I have a dataframe called 'bal'. It looks like this:
ano id unit period
business_id
9564 2012 302 sdasd anual
9564 2011 303 sdasd anual
2361 2013 304 sdasd anual
2361 2012 305 sdasd anual
...
I'm running the following code on it:
bal=bal.merge(bal.pivot(columns='ano', values='id'),right_index=True,left_index=True)
My intention is to turn that into something like this:
ano id unit period 2006 2007 2008 2009 2010 \
business_id
72 2013 774 sdasd anual NaN NaN NaN NaN NaN
72 2012 775 sdasd anual NaN NaN NaN NaN NaN
74 2012 1120 sdasd anual NaN NaN NaN NaN NaN
119 2013 875 sdasd anual NaN NaN NaN NaN NaN
119 2012 876 sdasd anual NaN NaN NaN NaN NaN
...
When I that code, I get this error:
ValueError: Index contains duplicate entries, cannot reshape
So to avoid duplicates, I added a drop_duplicates line:
bal=bal.drop_duplicates()
bal=bal.merge(bal.pivot(columns='ano', values='id'),right_index=True,left_index=True)
When I run the code, voilá, I get the same problem:
ValueError: Index contains duplicate entries, cannot reshape
Am I doing something wrong or misunderstanding something?
EDIT
bal
is a dataframe I'm creating out of a SQL using the following code:
bal=pd.read_sql('select * from table;',connection).set_index('business_id')[['ano','id','unit','period']]

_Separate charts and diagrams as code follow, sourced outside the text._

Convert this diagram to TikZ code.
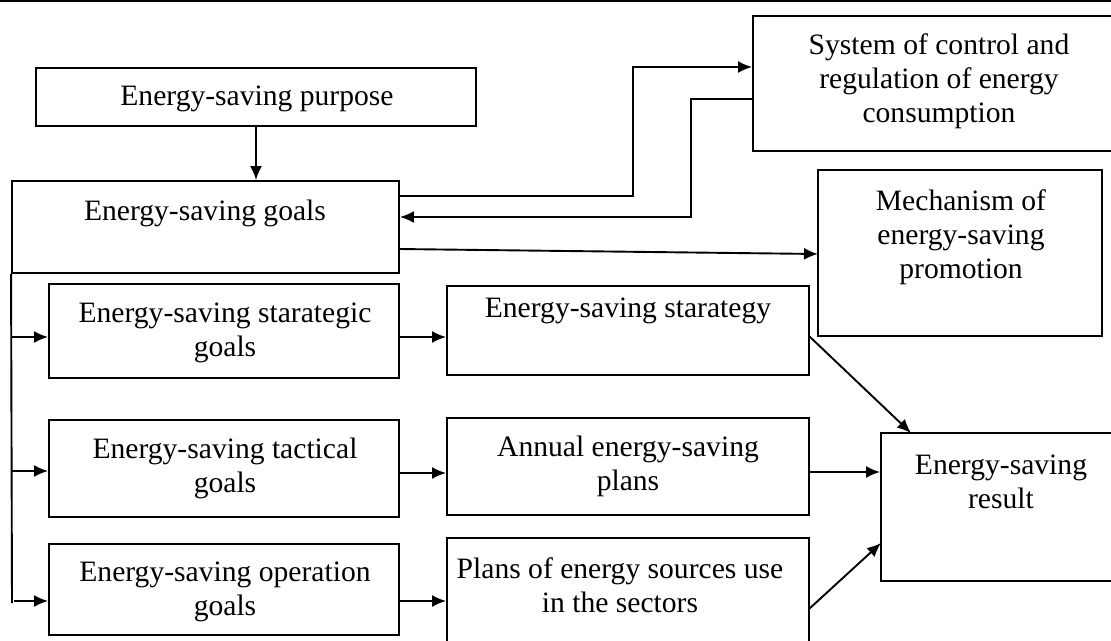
\documentclass[tikz,border=0pt]{standalone}
\usepackage{fontspec}
\setmainfont{Liberation Serif}
\usetikzlibrary{arrows.meta,fit}
\begin{document}
\begin{tikzpicture}[x=1pt,y=-1pt,
  box/.style={draw, line width=1.9pt, inner sep=0pt, rectangle},
  txt/.style={font=\fontsize{29.6}{34}\selectfont, align=center, inner sep=0pt},
  arr/.style={line width=1.9pt, -{Latex[length=14pt,width=12pt]}},
  ln/.style={line width=1.9pt}]
\clip (0,0) rectangle (1111,640);
\useasboundingbox (0,0) rectangle (1111,640);
\fill[white] (0,0) rectangle (1111,640);
% top rule
\coordinate (topl) at (0,0.5);
\coordinate (topr) at (1111,0.5);
\draw[line width=2pt] (topl) -- (topr);

% boxes
\node[box, fit={(36,68) (476,126)}] (purpose) {};
\node[box, fit={(12,181) (399,273)}] (goals) {};
\node[box, fit={(753,16) (1130,151)}] (system) {};
\node[box, fit={(818,170) (1102,336)}] (mech) {};
\node[box, fit={(49,284) (399,378)}] (sg) {};
\node[box, fit={(49,420) (399,517)}] (tg) {};
\node[box, fit={(49,544) (399,635)}] (og) {};
\node[box, fit={(447,286) (809,375)}] (strategy) {};
\node[box, fit={(447,418) (809,515)}] (annual) {};
\node[box, fit={(447,538) (809,670)}] (plans) {};
\node[box, fit={(881,433) (1130,581)}] (result) {};

% texts
\node[txt] (tpurpose) at (257,99) {Energy-saving purpose};
\node[txt] (tgoals) at (205,213) {Energy-saving goals};
\node[txt] (tsystem) at (939,81) {System of control and\\regulation of energy\\consumption};
\node[txt] (tmech) at (961,237) {Mechanism of\\energy-saving\\promotion};
\node[txt] (tsg) at (225,333) {Energy-saving starategic\\goals};
\node[txt] (tstrategy) at (628,311) {Energy-saving starategy};
\node[txt] (ttg) at (225,468) {Energy-saving tactical\\goals};
\node[txt] (tannual) at (628,466) {Annual energy-saving\\plans};
\node[txt] (tog) at (225,592) {Energy-saving operation\\goals};
\node[txt] (tplans) at (620,585) {Plans of energy sources use\\in the sectors};
\node[txt] (tresult) at (1001,482) {Energy-saving\\result};

% purpose -> goals
\draw[arr] (purpose.south) -- (purpose.south |- goals.north);

% goals -> system
\coordinate (k1) at (633,196);
\coordinate (k2) at (633,67);
\draw[arr] (goals.east |- k1) -- (k1) -- (k2) -- (system.west |- k2);
% system -> goals
\coordinate (k3) at (691,99);
\coordinate (k4) at (691,217);
\draw[arr] (system.west |- k3) -- (k3) -- (k4) -- (goals.east |- k4);
% goals -> mechanism
\coordinate (k5) at (399,249);
\coordinate (k6) at (818,254);
\draw[arr] (k5) -- (k6);

% trunk
\coordinate (tr) at (12,603);
\draw[ln] (goals.south west) -- (tr);
\coordinate (b1) at (12,337);
\coordinate (b2) at (12,471);
\coordinate (b3) at (14,601);
\draw[arr] (b1) -- (sg.west |- b1);
\draw[arr] (b2) -- (tg.west |- b2);
\draw[arr] (b3) -- (og.west |- b3);

% goals -> plans
\coordinate (m1) at (399,337);
\coordinate (m2) at (399,473);
\coordinate (m3) at (399,601);
\draw[arr] (m1) -- (strategy.west |- m1);
\draw[arr] (m2) -- (annual.west |- m2);
\draw[arr] (m3) -- (plans.west |- m3);

% plans -> result
\coordinate (r1) at (809,336);
\coordinate (r1e) at (911,433);
\draw[arr] (r1) -- (r1e);
\coordinate (r2) at (809,472);
\draw[arr] (r2) -- (result.west |- r2);
\coordinate (r3) at (809,609);
\coordinate (r3e) at (881,543);
\draw[arr] (r3) -- (r3e);
\end{tikzpicture}
\end{document}
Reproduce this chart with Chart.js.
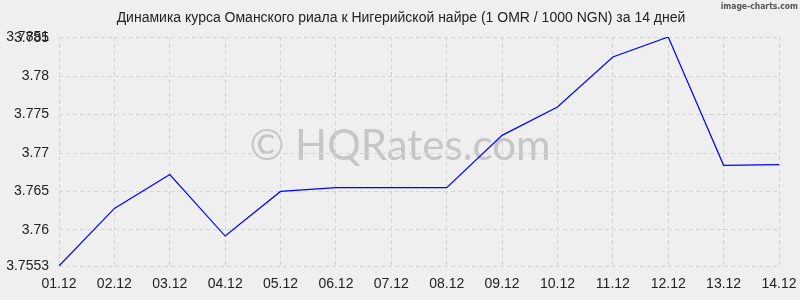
<!DOCTYPE html>
<html>
<head>
<meta charset="utf-8">
<script src="https://cdn.jsdelivr.net/npm/chart.js@4/dist/chart.umd.min.js"></script>
<style>
  html, body { margin: 0; padding: 0; background: #efefef; }
  #wrap { width: 800px; height: 300px; }
</style>
</head>
<body>
<div id="wrap"><canvas id="myChart"></canvas></div>
<script>
// данные
const days = ['01.12', '02.12', '03.12', '04.12', '05.12', '06.12', '07.12',
              '08.12', '09.12', '10.12', '11.12', '12.12', '13.12', '14.12'];
const rates = [3.7553, 3.7628, 3.7672, 3.7592, 3.7650, 3.7655, 3.7655,
               3.7655, 3.7723, 3.7760, 3.7825, 3.7851, 3.7684, 3.7685];
const yTicks = [3.7553, 3.76, 3.765, 3.77, 3.775, 3.78, 3.785, 3.7851];

const titleText = 'Динамика курса Оманского риала к Нигерийской найре (1 OMR / 1000 NGN) за 14 дней';

// фон, заголовок, водяной знак
const backdrop = {
    id: 'backdrop',
    beforeDraw(chart) {
        const ctx = chart.ctx;
        ctx.save();
        ctx.fillStyle = '#efefef';
        ctx.fillRect(0, 0, chart.width, chart.height);
        ctx.font = '42px Lato';
        ctx.fillStyle = '#c6c6c6';
        ctx.textAlign = 'center';
        ctx.textBaseline = 'middle';
        ctx.fillText('© HQRates.com', 400, 146);

        ctx.font = '14px "Liberation Sans", Arial';
        ctx.fillStyle = '#222';
        ctx.fillText(titleText, 401, 18);
        ctx.restore();
    },
    afterDraw(chart) {
        const ctx = chart.ctx;
        ctx.save();
        ctx.font = 'bold 8.5px "DejaVu Sans Condensed"';
        ctx.fillStyle = '#555';
        ctx.textAlign = 'right';
        ctx.textBaseline = 'middle';
        ctx.fillText('image-charts.com', 798, 7);
        ctx.restore();
    }
};

const gridOpts = { color: '#d4d4d4', lineWidth: 1, drawTicks: false };
const borderOpts = { display: false, dash: [4, 3] };
const tickFont = { family: '"Liberation Sans", Arial', size: 14 };

const ctx = document.getElementById('myChart').getContext('2d');
const myChart = new Chart(ctx, {
    type: 'line',
    data: {
        labels: days,
        datasets: [{
            data: rates,
            borderColor: '#0000ff',
            borderWidth: 1.2,
            pointRadius: 0,
            tension: 0,
            fill: false
        }]
    },
    options: {
        responsive: true,
        maintainAspectRatio: false,
        animation: false,
        layout: { padding: { left: 0, right: 21, top: 37, bottom: 0 } },
        plugins: {
            legend: { display: false },
            tooltip: { enabled: false },
            title: { display: false }
        },
        scales: {
            x: {
                grid: gridOpts,
                border: borderOpts,
                ticks: {
                    color: '#222',
                    font: tickFont,
                    padding: 10,
                    maxRotation: 0,
                    autoSkip: false
                },
                afterFit(scale) {
                    scale.height = 34;
                    scale.paddingLeft = 0;
                    scale.paddingRight = 0;
                }
            },
            y: {
                min: 3.7553,
                max: 3.7851,
                grid: gridOpts,
                border: borderOpts,
                ticks: {
                    color: '#222',
                    font: tickFont,
                    padding: 10,
                    callback: (v) => String(v)
                },
                afterBuildTicks(axis) {
                    axis.ticks = yTicks.map(v => ({ value: v }));
                },
                afterFit(scale) {
                    scale.width = 59;
                    scale.paddingTop = 0;
                    scale.paddingBottom = 0;
                }
            }
        }
    },
    plugins: [backdrop]
});
</script>
</body>
</html>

The weird thing is that if I limit the SQL query it works fine:
bal=pd.read_sql('select * from table limit 1000;',connection).set_index('business_id')[['ano','id','unit','period']]
I thought that the problem could be related to the fact that the index has a lot of duplication (as you can see in that example above). However if I print(bal.head(4))
in this limited bal it looks exactly the same as the one you can see above, with indexes that repeat.